## Exercise details
Take the lines from the one with "Generate a component" through the one with "PolarRadiusAxis, PolarGrid, Cell", both ends kept, and reproduce them exactly without the pictures.

## Raw records

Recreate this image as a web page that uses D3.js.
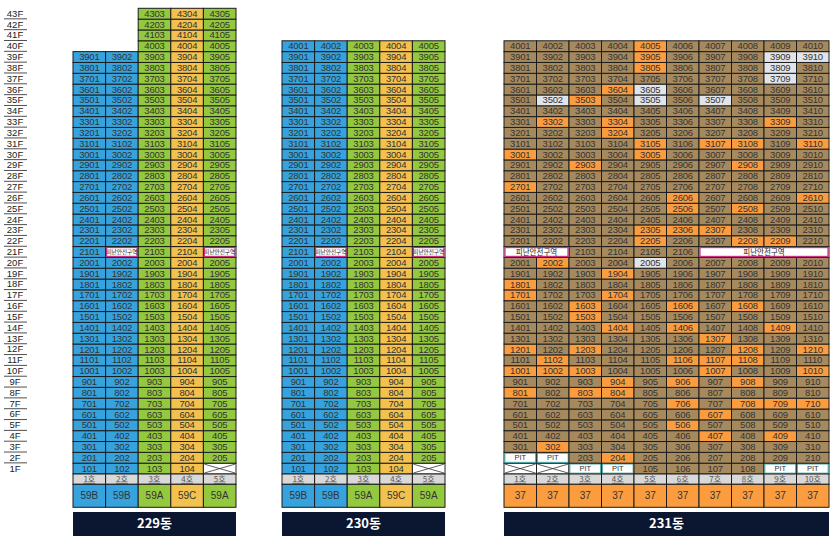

==

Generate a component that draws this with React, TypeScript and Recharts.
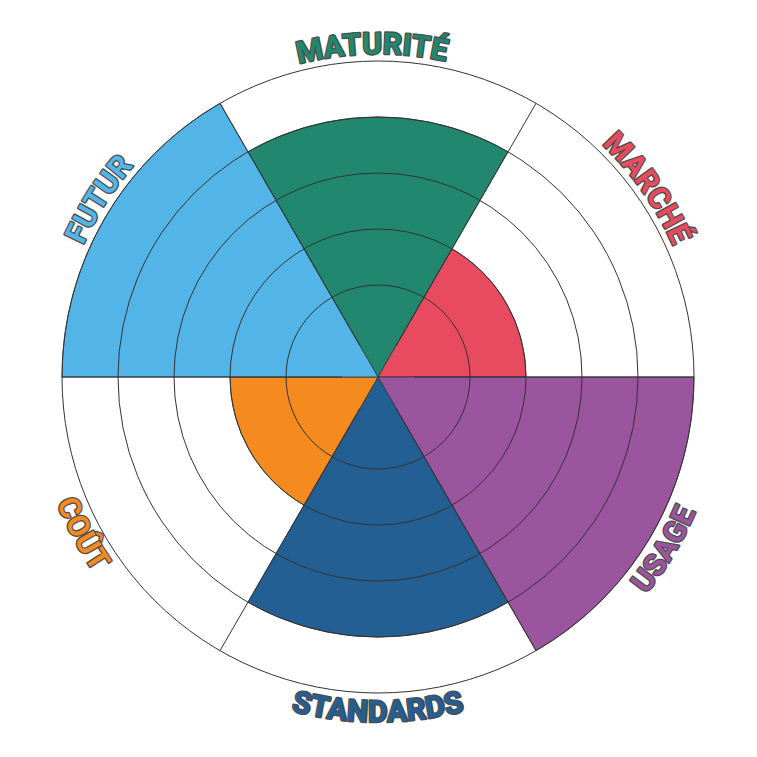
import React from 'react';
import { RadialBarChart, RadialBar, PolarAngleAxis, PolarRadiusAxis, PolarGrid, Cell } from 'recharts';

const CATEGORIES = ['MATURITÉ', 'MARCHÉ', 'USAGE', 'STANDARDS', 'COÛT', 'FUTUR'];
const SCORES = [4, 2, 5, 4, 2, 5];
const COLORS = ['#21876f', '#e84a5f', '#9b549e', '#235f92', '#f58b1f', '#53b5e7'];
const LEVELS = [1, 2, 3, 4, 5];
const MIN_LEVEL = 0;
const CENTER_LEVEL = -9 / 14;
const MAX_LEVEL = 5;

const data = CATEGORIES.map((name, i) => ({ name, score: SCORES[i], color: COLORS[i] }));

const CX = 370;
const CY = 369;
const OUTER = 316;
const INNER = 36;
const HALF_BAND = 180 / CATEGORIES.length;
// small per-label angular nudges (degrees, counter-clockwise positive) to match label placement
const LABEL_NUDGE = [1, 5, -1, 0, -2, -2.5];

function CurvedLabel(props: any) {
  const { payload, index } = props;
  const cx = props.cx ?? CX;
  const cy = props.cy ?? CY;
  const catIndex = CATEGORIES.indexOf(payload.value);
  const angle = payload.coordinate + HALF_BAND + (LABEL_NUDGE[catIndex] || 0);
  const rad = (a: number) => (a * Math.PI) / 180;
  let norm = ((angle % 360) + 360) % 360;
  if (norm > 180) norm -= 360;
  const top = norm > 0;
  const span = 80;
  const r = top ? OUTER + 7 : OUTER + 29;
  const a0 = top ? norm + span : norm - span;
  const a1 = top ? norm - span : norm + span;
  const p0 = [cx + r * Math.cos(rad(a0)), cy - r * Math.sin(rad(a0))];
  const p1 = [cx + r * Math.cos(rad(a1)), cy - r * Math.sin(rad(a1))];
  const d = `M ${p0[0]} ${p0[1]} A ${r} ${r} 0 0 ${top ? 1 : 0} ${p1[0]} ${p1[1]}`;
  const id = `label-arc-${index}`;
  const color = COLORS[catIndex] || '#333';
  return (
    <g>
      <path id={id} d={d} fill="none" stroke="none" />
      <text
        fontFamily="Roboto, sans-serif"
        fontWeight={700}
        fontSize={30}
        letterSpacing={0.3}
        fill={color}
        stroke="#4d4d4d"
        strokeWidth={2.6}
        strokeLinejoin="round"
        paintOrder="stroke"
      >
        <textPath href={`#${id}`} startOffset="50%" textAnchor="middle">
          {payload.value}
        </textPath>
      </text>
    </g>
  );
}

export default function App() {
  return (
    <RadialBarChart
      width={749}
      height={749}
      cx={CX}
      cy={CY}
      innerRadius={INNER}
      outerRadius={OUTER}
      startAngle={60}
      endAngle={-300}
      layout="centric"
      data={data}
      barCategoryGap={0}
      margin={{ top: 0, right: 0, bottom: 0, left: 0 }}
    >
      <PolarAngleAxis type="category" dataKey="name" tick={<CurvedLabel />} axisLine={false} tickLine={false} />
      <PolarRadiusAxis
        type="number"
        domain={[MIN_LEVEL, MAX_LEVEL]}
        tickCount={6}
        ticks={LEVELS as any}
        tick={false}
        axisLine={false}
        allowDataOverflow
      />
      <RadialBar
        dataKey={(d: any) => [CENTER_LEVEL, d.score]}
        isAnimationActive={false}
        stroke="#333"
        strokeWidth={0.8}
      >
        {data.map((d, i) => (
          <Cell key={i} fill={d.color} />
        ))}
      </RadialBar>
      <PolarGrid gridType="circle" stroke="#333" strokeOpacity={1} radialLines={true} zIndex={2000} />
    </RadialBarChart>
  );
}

...

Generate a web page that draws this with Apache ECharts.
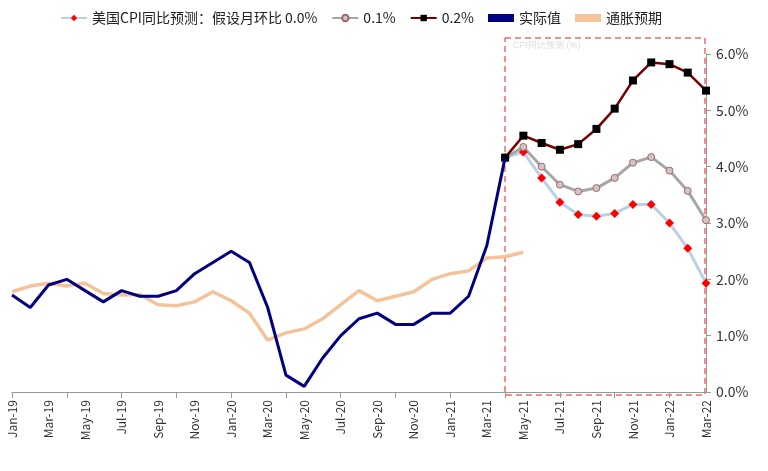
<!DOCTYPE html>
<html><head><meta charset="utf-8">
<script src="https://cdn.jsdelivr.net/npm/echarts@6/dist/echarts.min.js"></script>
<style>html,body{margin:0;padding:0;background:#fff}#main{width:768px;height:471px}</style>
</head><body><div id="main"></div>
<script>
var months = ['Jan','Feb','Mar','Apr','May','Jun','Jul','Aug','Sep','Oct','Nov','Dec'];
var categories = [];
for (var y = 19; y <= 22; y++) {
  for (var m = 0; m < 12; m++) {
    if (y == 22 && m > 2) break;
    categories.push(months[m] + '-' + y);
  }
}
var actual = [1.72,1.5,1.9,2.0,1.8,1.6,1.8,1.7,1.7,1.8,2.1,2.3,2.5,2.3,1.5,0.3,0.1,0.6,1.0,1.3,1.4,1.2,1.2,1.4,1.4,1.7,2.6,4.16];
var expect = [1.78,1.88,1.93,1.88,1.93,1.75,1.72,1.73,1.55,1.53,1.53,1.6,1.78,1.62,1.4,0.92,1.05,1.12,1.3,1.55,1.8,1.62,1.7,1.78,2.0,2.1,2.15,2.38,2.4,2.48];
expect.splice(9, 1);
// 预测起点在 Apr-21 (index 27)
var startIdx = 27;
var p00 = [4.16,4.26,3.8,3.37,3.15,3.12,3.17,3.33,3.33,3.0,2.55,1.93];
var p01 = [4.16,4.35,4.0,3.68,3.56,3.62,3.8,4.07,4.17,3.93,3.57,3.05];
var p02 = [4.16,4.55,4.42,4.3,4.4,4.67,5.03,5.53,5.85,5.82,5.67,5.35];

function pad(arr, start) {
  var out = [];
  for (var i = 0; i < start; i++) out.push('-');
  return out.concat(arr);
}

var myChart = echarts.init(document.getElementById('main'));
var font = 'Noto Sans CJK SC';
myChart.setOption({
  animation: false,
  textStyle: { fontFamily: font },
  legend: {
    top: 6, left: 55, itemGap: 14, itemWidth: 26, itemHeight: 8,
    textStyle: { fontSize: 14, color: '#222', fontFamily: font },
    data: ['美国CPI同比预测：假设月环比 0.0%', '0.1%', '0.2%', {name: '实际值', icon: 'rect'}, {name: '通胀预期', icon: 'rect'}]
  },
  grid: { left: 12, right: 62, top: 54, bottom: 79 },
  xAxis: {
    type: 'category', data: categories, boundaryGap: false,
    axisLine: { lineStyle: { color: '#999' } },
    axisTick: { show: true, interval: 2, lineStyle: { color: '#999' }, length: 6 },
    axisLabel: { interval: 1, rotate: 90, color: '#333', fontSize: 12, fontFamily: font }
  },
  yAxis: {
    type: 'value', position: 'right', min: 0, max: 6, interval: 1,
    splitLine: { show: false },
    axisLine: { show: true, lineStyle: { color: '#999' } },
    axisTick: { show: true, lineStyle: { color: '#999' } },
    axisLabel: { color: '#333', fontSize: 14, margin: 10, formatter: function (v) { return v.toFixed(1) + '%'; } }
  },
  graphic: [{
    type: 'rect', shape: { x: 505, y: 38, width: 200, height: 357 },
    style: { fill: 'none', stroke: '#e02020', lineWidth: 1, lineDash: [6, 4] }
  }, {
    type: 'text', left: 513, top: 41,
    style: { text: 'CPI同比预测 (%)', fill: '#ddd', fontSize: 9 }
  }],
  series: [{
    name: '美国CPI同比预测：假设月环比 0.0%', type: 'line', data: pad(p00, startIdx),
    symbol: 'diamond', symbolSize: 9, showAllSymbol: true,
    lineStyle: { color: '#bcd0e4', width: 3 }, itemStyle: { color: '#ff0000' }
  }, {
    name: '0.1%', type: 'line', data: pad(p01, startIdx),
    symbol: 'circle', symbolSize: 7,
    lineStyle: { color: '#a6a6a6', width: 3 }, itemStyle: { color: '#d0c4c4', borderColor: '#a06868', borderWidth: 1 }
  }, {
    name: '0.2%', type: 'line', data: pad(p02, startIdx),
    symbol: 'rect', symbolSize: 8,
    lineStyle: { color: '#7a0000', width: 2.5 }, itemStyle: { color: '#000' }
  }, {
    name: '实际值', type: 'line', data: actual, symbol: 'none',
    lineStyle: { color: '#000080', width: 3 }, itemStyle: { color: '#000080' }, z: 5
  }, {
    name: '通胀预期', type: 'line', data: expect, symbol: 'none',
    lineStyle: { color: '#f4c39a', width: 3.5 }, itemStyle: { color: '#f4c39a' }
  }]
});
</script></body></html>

## Task result
Generate a component that draws this with React, TypeScript and Recharts.
import React from 'react';
import { RadialBarChart, RadialBar, PolarAngleAxis, PolarRadiusAxis, PolarGrid, Cell } from 'recharts';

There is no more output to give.